**Description of the task**
Scan the data below for the string "inline". Copy every line where it appears.

══════

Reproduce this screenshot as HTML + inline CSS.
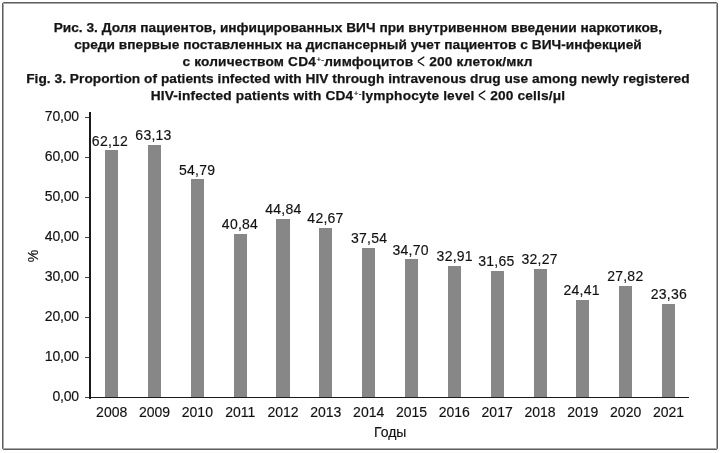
<!DOCTYPE html>
<html><head><meta charset="utf-8"><style>
*{margin:0;padding:0;box-sizing:border-box}
html,body{width:720px;height:453px;background:#fff;overflow:hidden}
body{position:relative;font-family:"Liberation Sans",sans-serif;color:#1a1a1a}
#w{position:absolute;left:0;top:0;width:720px;height:453px;will-change:transform}
.frame{position:absolute;left:2px;top:2px;width:716px;height:448px;border:1px solid #5e5e5e;box-shadow:inset 0 0 0 1px #a8a8a8;border-radius:2px}
.t{position:absolute;left:0;width:720px;text-align:center;font-weight:bold;font-size:13.7px;line-height:13.7px;white-space:nowrap;color:#141414;-webkit-text-stroke:0.25px #141414}
.t sup{font-size:8px;font-weight:normal;line-height:0;vertical-align:baseline;position:relative;top:-4.2px;letter-spacing:0.2px;margin:0 0 0 0.4px;-webkit-text-stroke:0.2px #141414}
.t .lt{font-weight:normal;font-size:20px;line-height:0;display:inline-block;vertical-align:baseline;position:relative;top:2.2px;transform:scaleX(0.68);margin:0 -2px;-webkit-text-stroke:0}
.l{position:absolute;width:80px;text-align:center;letter-spacing:0.25px;font-size:14px;line-height:14px;white-space:nowrap;color:#111;-webkit-text-stroke:0.15px #111}
.y{position:absolute;width:60px;text-align:right;letter-spacing:-0.2px;font-size:14px;line-height:14px;white-space:nowrap;color:#111;-webkit-text-stroke:0.15px #111}
.b{position:absolute;background:#878787}
.k{position:absolute;background:#1a1a1a}
.tk{position:absolute;left:85px;width:4px;height:1px;background:#444}
</style></head><body><div id="w">
<div class="frame"></div>

<div class="t" style="top:21px;left:-2.2px;letter-spacing:0.015px">Рис. 3. Доля пациентов, инфицированных ВИЧ при внутривенном введении наркотиков,</div>
<div class="t" style="top:38px;left:-2.0px;letter-spacing:0.027px">среди впервые поставленных на диспансерный учет пациентов с ВИЧ-инфекцией</div>
<div class="t" style="top:55px;left:-2.5px;letter-spacing:0.178px">с количеством CD4<sup>+-</sup>лимфоцитов <span class=lt>&lt;</span> 200 клеток/мкл</div>
<div class="t" style="top:72px;left:-2.1px;letter-spacing:0.041px">Fig. 3. Proportion of patients infected with HIV through intravenous drug use among newly registered</div>
<div class="t" style="top:89px;left:-2.0px;letter-spacing:0.161px">HIV-infected patients with CD4<sup>+-</sup>lymphocyte level <span class=lt>&lt;</span> 200 cells/μl</div>
<div class="b" style="left:105.10px;top:150.06px;width:13.1px;height:246.94px"></div>
<div class="l" style="left:70.00px;top:134px">62,12</div>
<div class="l" style="left:71.70px;top:405px;letter-spacing:0">2008</div>
<div class="b" style="left:147.94px;top:145.00px;width:13.1px;height:252.00px"></div>
<div class="l" style="left:113.50px;top:128px">63,13</div>
<div class="l" style="left:114.53px;top:405px;letter-spacing:0">2009</div>
<div class="b" style="left:190.78px;top:179.20px;width:13.1px;height:217.80px"></div>
<div class="l" style="left:157.10px;top:163px">54,79</div>
<div class="l" style="left:157.36px;top:405px;letter-spacing:0">2010</div>
<div class="b" style="left:233.62px;top:234.00px;width:13.1px;height:163.00px"></div>
<div class="l" style="left:200.00px;top:217px">40,84</div>
<div class="l" style="left:200.19px;top:405px;letter-spacing:0">2011</div>
<div class="b" style="left:276.46px;top:218.90px;width:13.1px;height:178.10px"></div>
<div class="l" style="left:243.40px;top:202px">44,84</div>
<div class="l" style="left:243.02px;top:405px;letter-spacing:0">2012</div>
<div class="b" style="left:319.30px;top:227.80px;width:13.1px;height:169.20px"></div>
<div class="l" style="left:285.50px;top:211px">42,67</div>
<div class="l" style="left:285.85px;top:405px;letter-spacing:0">2013</div>
<div class="b" style="left:362.14px;top:248.00px;width:13.1px;height:149.00px"></div>
<div class="l" style="left:329.10px;top:231px">37,54</div>
<div class="l" style="left:328.68px;top:405px;letter-spacing:0">2014</div>
<div class="b" style="left:404.98px;top:259.30px;width:13.1px;height:137.70px"></div>
<div class="l" style="left:370.60px;top:243px">34,70</div>
<div class="l" style="left:371.51px;top:405px;letter-spacing:0">2015</div>
<div class="b" style="left:447.82px;top:266.00px;width:13.1px;height:131.00px"></div>
<div class="l" style="left:414.75px;top:249px">32,91</div>
<div class="l" style="left:414.34px;top:405px;letter-spacing:0">2016</div>
<div class="b" style="left:490.66px;top:271.00px;width:13.1px;height:126.00px"></div>
<div class="l" style="left:456.40px;top:254px">31,65</div>
<div class="l" style="left:457.17px;top:405px;letter-spacing:0">2017</div>
<div class="b" style="left:533.50px;top:268.50px;width:13.1px;height:128.50px"></div>
<div class="l" style="left:499.60px;top:252px">32,27</div>
<div class="l" style="left:500.00px;top:405px;letter-spacing:0">2018</div>
<div class="b" style="left:576.34px;top:300.00px;width:13.1px;height:97.00px"></div>
<div class="l" style="left:541.60px;top:283px">24,41</div>
<div class="l" style="left:542.83px;top:405px;letter-spacing:0">2019</div>
<div class="b" style="left:619.18px;top:286.20px;width:13.1px;height:110.80px"></div>
<div class="l" style="left:585.30px;top:269px">27,82</div>
<div class="l" style="left:585.66px;top:405px;letter-spacing:0">2020</div>
<div class="b" style="left:662.02px;top:304.00px;width:13.1px;height:93.00px"></div>
<div class="l" style="left:628.90px;top:287px">23,36</div>
<div class="l" style="left:628.49px;top:405px;letter-spacing:0">2021</div>
<div class="k" style="left:89px;top:112px;width:2px;height:286.5px"></div>
<div class="k" style="left:89px;top:396.5px;width:600.3px;height:1.7px"></div>
<div class="tk" style="top:397.0px"></div>
<div class="y" style="left:18.9px;top:389px">0,00</div>
<div class="tk" style="top:357.0px"></div>
<div class="y" style="left:18.9px;top:349px">10,00</div>
<div class="tk" style="top:317.0px"></div>
<div class="y" style="left:18.9px;top:309px">20,00</div>
<div class="tk" style="top:277.0px"></div>
<div class="y" style="left:18.9px;top:269px">30,00</div>
<div class="tk" style="top:237.0px"></div>
<div class="y" style="left:18.9px;top:229px">40,00</div>
<div class="tk" style="top:197.0px"></div>
<div class="y" style="left:18.9px;top:189px">50,00</div>
<div class="tk" style="top:157.0px"></div>
<div class="y" style="left:18.9px;top:149px">60,00</div>
<div class="tk" style="top:117.0px"></div>
<div class="y" style="left:18.9px;top:109px">70,00</div>
<div class="l" style="left:350.25px;top:425px;letter-spacing:0">Годы</div>
<div class="l" style="left:-7.5px;top:248.5px;transform:rotate(-90deg);letter-spacing:0">%</div>
</div></body></html>
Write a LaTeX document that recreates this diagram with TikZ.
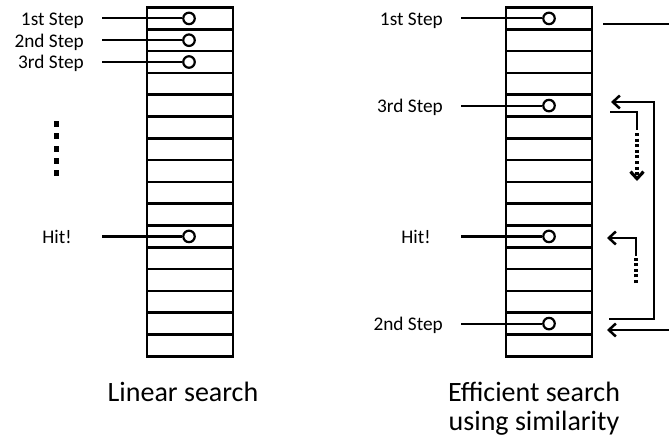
\documentclass[tikz,border=0pt]{standalone}
\usepackage{fontspec}
\setmainfont{Carlito}
\usetikzlibrary{arrows.meta}

\tikzset{
  cellrule/.style={line width=2.7pt},
  probe/.style={circle, draw, line width=2.2pt, fill=white, minimum size=11.5pt, inner sep=0pt},
  steplabel/.style={font=\fontsize{19.3}{22}\selectfont, inner sep=0pt, anchor=base east},
  hitlabel/.style={font=\fontsize{19.3}{22}\selectfont, inner sep=0pt, anchor=base},
  lead/.style={line width=2.2pt},
  flow/.style={line width=2.5pt},
  tip/.style={-{Straight Barb[length=7pt,width=13pt]}},
  dotseg/.style={line width=3.2pt, dash pattern=on 3pt off 2.6pt},
  caption/.style={font=\fontsize{28}{32}\selectfont, inner sep=0pt, anchor=base}
}

\begin{document}
\begin{tikzpicture}[x=1pt, y=-1pt]
  \useasboundingbox (0,0) rectangle (669,444);

  % two columns of 16 cells each
  \foreach \xl/\xr in {147/233, 506/592}{
    \draw[cellrule] (\xl,7.5) rectangle (\xr,356.3);
    \foreach \i in {1,...,15}
      \draw[cellrule] (\xl,{7.5+\i*21.8}) -- (\xr,{7.5+\i*21.8});
  }

  % ---- linear search ----
  \node[steplabel] (l1) at (84,25.4) {1st Step};
  \node[steplabel] (l2) at (84,47.2) {2nd Step};
  \node[steplabel] (l3) at (84,69.0) {3rd Step};
  \node[hitlabel]  (lh) at (57,243.4) {Hit!};

  \coordinate (l1s) at (102,18.4);
  \coordinate (l2s) at (102,40.2);
  \coordinate (l3s) at (102,62.0);
  \coordinate (lhs) at (102,236.4);

  \node[probe] (p1) at (189,18.4) {};
  \node[probe] (p2) at (189,40.2) {};
  \node[probe] (p3) at (189,62.0) {};
  \node[probe] (ph) at (189,236.4) {};

  \draw[lead] (l1s) -- (p1);
  \draw[lead] (l2s) -- (p2);
  \draw[lead] (l3s) -- (p3);
  \draw[lead] (lhs) -- (ph);

  % vertical ellipsis
  \foreach \y in {124,136,149,161,173}
    \fill (53.5,{\y-2.7}) rectangle ++(5.4,5.4);

  \node[caption] (cap1) at (183,401) {Linear search};

  % ---- efficient search ----
  \node[steplabel] (r1) at (443,25.4) {1st Step};
  \node[steplabel] (r3) at (443,112.6) {3rd Step};
  \node[hitlabel]  (rh) at (416,243.4) {Hit!};
  \node[steplabel] (r2) at (443,330.6) {2nd Step};

  \coordinate (r1s) at (461,18.4);
  \coordinate (r3s) at (461,105.6);
  \coordinate (rhs) at (461,236.4);
  \coordinate (r2s) at (461,323.6);

  \node[probe] (q1) at (549,18.4) {};
  \node[probe] (q3) at (549,105.6) {};
  \node[probe] (qh) at (549,236.4) {};
  \node[probe] (q2) at (549,323.6) {};

  \draw[lead] (r1s) -- (q1);
  \draw[lead] (r3s) -- (q3);
  \draw[lead] (rhs) -- (qh);
  \draw[lead] (r2s) -- (q2);

  % jump from the 1st step to the 2nd step
  \coordinate (jout) at (603,24);
  \coordinate (jedge) at (669,24);
  \coordinate (jback) at (669,330);
  \coordinate (jtip) at (607,330);
  \draw[flow] (jout) -- (jedge);
  \draw[flow,tip] (jback) -- (jtip);

  % jump from the 2nd step up to the 3rd step
  \coordinate (ks) at (609,319);
  \coordinate (kc) at (654,102);
  \coordinate (kt) at (611,102);
  \draw[flow,tip] (ks) -| (kc) -- (kt);

  % scan downward from the 3rd step
  \coordinate (ds) at (610,112);
  \coordinate (dk) at (637,130);
  \coordinate (dd) at (637,133);
  \coordinate (de) at (637,181);
  \draw[flow] (ds) -| (dk);
  \draw[flow,dotseg,tip] (dd) -- (de);

  % scan upward to the hit
  \coordinate (hs) at (636,283);
  \coordinate (hk) at (636,256);
  \coordinate (ht) at (607,238);
  \draw[flow,dotseg] (hs) -- (hk);
  \draw[flow,tip] (hk) |- (ht);

  \node[caption] (cap2) at (534,401) {Efficient search};
  \node[caption] (cap3) at (534,430) {using similarity};
\end{tikzpicture}
\end{document}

══════

**Response to this exercise**
Reproduce this screenshot as HTML + inline CSS.
.t .lt{font-weight:normal;font-size:20px;line-height:0;display:inline-block;vertical-align:baseline;position:relative;top:2.2px;transform:scaleX(0.68);margin:0 -2px;-webkit-text-stroke:0}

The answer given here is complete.